The original single storey federation home in Sydney’s Inner west had been subject to a series of complicated additions. The building suffered from an uninspiring street presence with the entry porch enclosed and much of the detail stripped from the street façade. A curiously located internal dining room dissected the home, resulting in a confused floor plan that required access to a rear family room through the small kitchen. An additional bedroom tacked to the rear resulted in a physical disconnect to relatively large the rear garden.
In need of repair, the owners decided it was time for an overhaul. The modest brief included a total three bedrooms, with the formal lounge being able to be occasionally converted to a bedroom for overseas guests. A simplified rear addition would include a kitchen, dining and living room with an improved connection to the outdoors. Important to the owners was the ability to have contemporary open planned living, while allowing for seamless segmentation.

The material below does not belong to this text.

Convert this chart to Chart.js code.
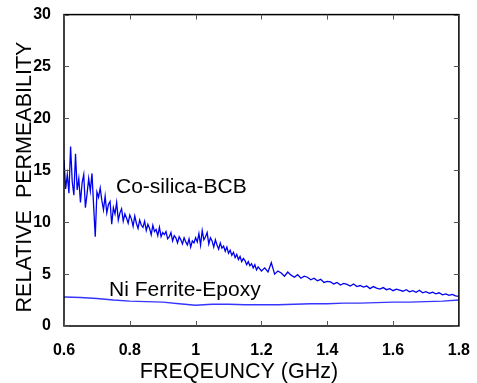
<!DOCTYPE html>
<html>
<head>
<meta charset="utf-8">
<script src="https://cdn.jsdelivr.net/npm/chart.js@4.4.0/dist/chart.umd.min.js"></script>
<style>
  body { margin: 0; background: #fff; }
  #wrap { width: 477px; height: 383px; }
</style>
</head>
<body>
<div id="wrap"><canvas id="permChart"></canvas></div>
<script>
// Co-silica-BCB, 0.600 .. 1.200 GHz every 5 MHz, then 1.21 .. 1.80 every 10 MHz
const coFreq = [
  0.600, 0.605, 0.610, 0.615, 0.620, 0.625, 0.630, 0.635, 0.640, 0.645, 0.650,
  0.655, 0.660, 0.665, 0.670, 0.675, 0.680, 0.685, 0.690, 0.695, 0.700,
  0.705, 0.710, 0.715, 0.720, 0.725, 0.730, 0.735, 0.740, 0.745, 0.750,
  0.755, 0.760, 0.765, 0.770, 0.775, 0.780, 0.785, 0.790, 0.795, 0.800,
  0.805, 0.810, 0.815, 0.820, 0.825, 0.830, 0.835, 0.840, 0.845, 0.850,
  0.855, 0.860, 0.865, 0.870, 0.875, 0.880, 0.885, 0.890, 0.895, 0.900,
  0.905, 0.910, 0.915, 0.920, 0.925, 0.930, 0.935, 0.940, 0.945, 0.950,
  0.955, 0.960, 0.965, 0.970, 0.975, 0.980, 0.985, 0.990, 0.995, 1.000,
  1.005, 1.010, 1.015, 1.020, 1.025, 1.030, 1.035, 1.040, 1.045, 1.050,
  1.055, 1.060, 1.065, 1.070, 1.075, 1.080, 1.085, 1.090, 1.095, 1.100,
  1.105, 1.110, 1.115, 1.120, 1.125, 1.130, 1.135, 1.140, 1.145, 1.150,
  1.155, 1.160, 1.165, 1.170, 1.175, 1.180, 1.185, 1.190, 1.195, 1.200,
  1.21, 1.22, 1.23, 1.24, 1.25, 1.26, 1.27, 1.28, 1.29, 1.30,
  1.31, 1.32, 1.33, 1.34, 1.35, 1.36, 1.37, 1.38, 1.39, 1.40,
  1.41, 1.42, 1.43, 1.44, 1.45, 1.46, 1.47, 1.48, 1.49, 1.50,
  1.51, 1.52, 1.53, 1.54, 1.55, 1.56, 1.57, 1.58, 1.59, 1.60,
  1.61, 1.62, 1.63, 1.64, 1.65, 1.66, 1.67, 1.68, 1.69, 1.70,
  1.71, 1.72, 1.73, 1.74, 1.75, 1.76, 1.77, 1.78, 1.79, 1.80
];
const coPerm = [
  16.0, 13.2, 14.6, 12.8, 17.3, 13.9, 12.6, 16.6, 13.1, 14.2, 11.9,
  13.8, 14.6, 11.4, 12.7, 14.2, 13.0, 14.7, 11.6, 8.6, 12.9,
  12.4, 13.3, 12.1, 11.2, 12.5, 10.9, 11.7, 12.0, 9.8, 11.4,
  10.8, 11.9, 10.2, 10.9, 11.3, 10.1, 10.8, 10.4, 9.9, 10.7,
  10.3, 9.6, 10.6, 9.9, 9.4, 10.2, 9.7, 9.5, 10.1, 9.2,
  9.8, 9.4, 8.8, 9.7, 9.1, 9.3, 8.7, 9.5, 8.6, 9.0,
  8.8, 9.1, 8.4, 8.6, 9.0, 8.2, 8.7, 8.5, 8.0, 8.6,
  8.3, 7.9, 8.5, 8.1, 7.8, 8.4, 7.6, 8.2, 8.0, 8.5,
  8.1, 8.9, 7.8, 9.2, 8.3, 8.6, 9.0, 7.9, 8.5, 8.2,
  7.6, 8.3, 7.8, 7.4, 8.0, 7.5, 7.7, 7.2, 7.6, 7.0,
  7.3, 6.8, 7.1, 6.6, 6.9, 6.4, 6.7, 6.2, 6.5, 6.3,
  5.9, 6.2, 5.8, 6.0, 5.6, 5.9, 5.4, 5.7, 5.5, 5.3,
  5.6, 5.2, 6.1, 5.0, 5.3, 5.1, 4.8, 5.2, 4.9, 4.7,
  4.95, 4.6, 4.8, 4.7, 4.45, 4.6, 4.35, 4.5, 4.2, 4.3,
  4.25, 4.05, 4.2, 3.95, 4.1, 4.0, 3.85, 4.05, 3.8, 3.9,
  3.75, 3.85, 3.6, 3.8, 3.65, 3.55, 3.7, 3.5, 3.6, 3.4,
  3.55, 3.45, 3.35, 3.5, 3.3, 3.4, 3.25, 3.45, 3.2, 3.3,
  3.15, 3.25, 3.1, 3.2, 3.0, 3.1, 2.95, 3.05, 2.9, 2.85
];

// Ni Ferrite-Epoxy
const niFreq = [0.60, 0.65, 0.70, 0.75, 0.80, 0.85, 0.90, 0.95, 1.00, 1.05, 1.10, 1.15, 1.20,
                1.25, 1.30, 1.35, 1.40, 1.45, 1.50, 1.55, 1.60, 1.65, 1.70, 1.75, 1.80];
const niPerm = [2.8, 2.75, 2.65, 2.5, 2.4, 2.35, 2.3, 2.15, 2.0, 2.1, 2.1, 2.05, 2.05,
                2.05, 2.1, 2.15, 2.15, 2.2, 2.2, 2.25, 2.3, 2.3, 2.35, 2.4, 2.5];

const xTitle = 'FREQEUNCY (GHz)';
const yTitle = 'RELATIVE  PERMEABILITY';
const seriesNames = ['Co-silica-BCB', 'Ni Ferrite-Epoxy'];

function toPoints(xs, ys) {
  return xs.map((x, i) => ({ x: x, y: ys[i] }));
}

// box, inward ticks, curve labels and axis titles
const decorations = {
  id: 'decorations',
  afterDraw(chart) {
    const { ctx, chartArea: a, scales } = chart;
    ctx.save();
    ctx.strokeStyle = '#000';
    ctx.lineWidth = 1.5;
    ctx.strokeRect(a.left, a.top, a.right - a.left, a.bottom - a.top);

    ctx.lineWidth = 1;
    ctx.strokeStyle = '#555';
    ctx.beginPath();
    scales.x.ticks.forEach(t => {
      const px = Math.round(scales.x.getPixelForValue(t.value)) + 0.5;
      ctx.moveTo(px, a.bottom); ctx.lineTo(px, a.bottom - 5);
      ctx.moveTo(px, a.top); ctx.lineTo(px, a.top + 5);
    });
    scales.y.ticks.forEach(t => {
      const py = Math.round(scales.y.getPixelForValue(t.value)) + 0.5;
      ctx.moveTo(a.left, py); ctx.lineTo(a.left + 5, py);
      ctx.moveTo(a.right, py); ctx.lineTo(a.right - 5, py);
    });
    ctx.stroke();

    ctx.fillStyle = '#000';
    ctx.font = '21px "Liberation Sans", Arial, sans-serif';
    ctx.textBaseline = 'alphabetic';
    ctx.textAlign = 'left';
    ctx.fillText(seriesNames[0], 116, 193);
    ctx.fillText(seriesNames[1], 109, 296);

    ctx.textAlign = 'center';
    ctx.textBaseline = 'middle';
    ctx.font = '21.5px "Liberation Sans", Arial, sans-serif';
    ctx.fillText(xTitle, 239, 372);
    ctx.translate(25, 177);
    ctx.rotate(-Math.PI / 2);
    ctx.fillText(yTitle, 0, 0);
    ctx.restore();
  }
};

const tickFont = { family: '"Liberation Sans", Arial, sans-serif', size: 16, weight: 'bold' };

new Chart(document.getElementById('permChart').getContext('2d'), {
  type: 'line',
  data: {
    datasets: [
      {
        label: seriesNames[0],
        data: toPoints(coFreq, coPerm),
        borderColor: '#0000f0',
        borderWidth: 1.3,
        pointRadius: 0,
        tension: 0
      },
      {
        label: seriesNames[1],
        data: toPoints(niFreq, niPerm),
        borderColor: '#3535ff',
        borderWidth: 1.4,
        pointRadius: 0,
        tension: 0
      }
    ]
  },
  options: {
    responsive: true,
    maintainAspectRatio: false,
    animation: false,
    layout: { padding: { top: 14, right: 16, left: 0, bottom: 0 } },
    plugins: {
      legend: { display: false },
      tooltip: { enabled: false }
    },
    scales: {
      x: {
        type: 'linear',
        min: 0.6,
        max: 1.8,
        grid: { display: false },
        border: { display: false },
        ticks: {
          stepSize: 0.2,
          color: '#000',
          font: tickFont,
          padding: 7,
          maxRotation: 0,
          callback: value => String(parseFloat(value.toFixed(1)))
        },
        afterFit(scale) { scale.height = 57; }
      },
      y: {
        min: 0,
        max: 30,
        grid: { display: false },
        border: { display: false },
        ticks: { stepSize: 5, color: '#000', font: tickFont, padding: 5 },
        afterFit(scale) { scale.width = 64; }
      }
    }
  },
  plugins: [decorations]
});
</script>
</body>
</html>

Ironically, Offset House stems off a symmetrical central axis. Drawing on the intricate timber detailing that remained in the house, the original front of the house was untangled and restored with wide central hallway, which dissected four traditional front rooms. Beautifully crafted timber panel detailing, herringbone flooring, timber picture rails and ornate ceilings restored the front of the house to its former glory.
Drawn by a large square timber-lined window box seat that extends the view out to the garden, a threshold and garden light well creates a distinct separation between old and new. The period detailing gives way to timeless, yet contemporary, natural materials; concrete floors, painted brickwork and natural timbers.
Height and light fills the new kitchen and dining space through a series of large north orientated skylights, flooding the addition with daylight that illuminates the natural materials and textures.
Offset House draws on texture and depth to create a visually dynamic form. The offset roof form that gives the house its name was developed to draw light into the addition, while ensuring low visual bulk and overshadowing to the southern neighbour. It achieves a surprisingly modest yet spacious family home.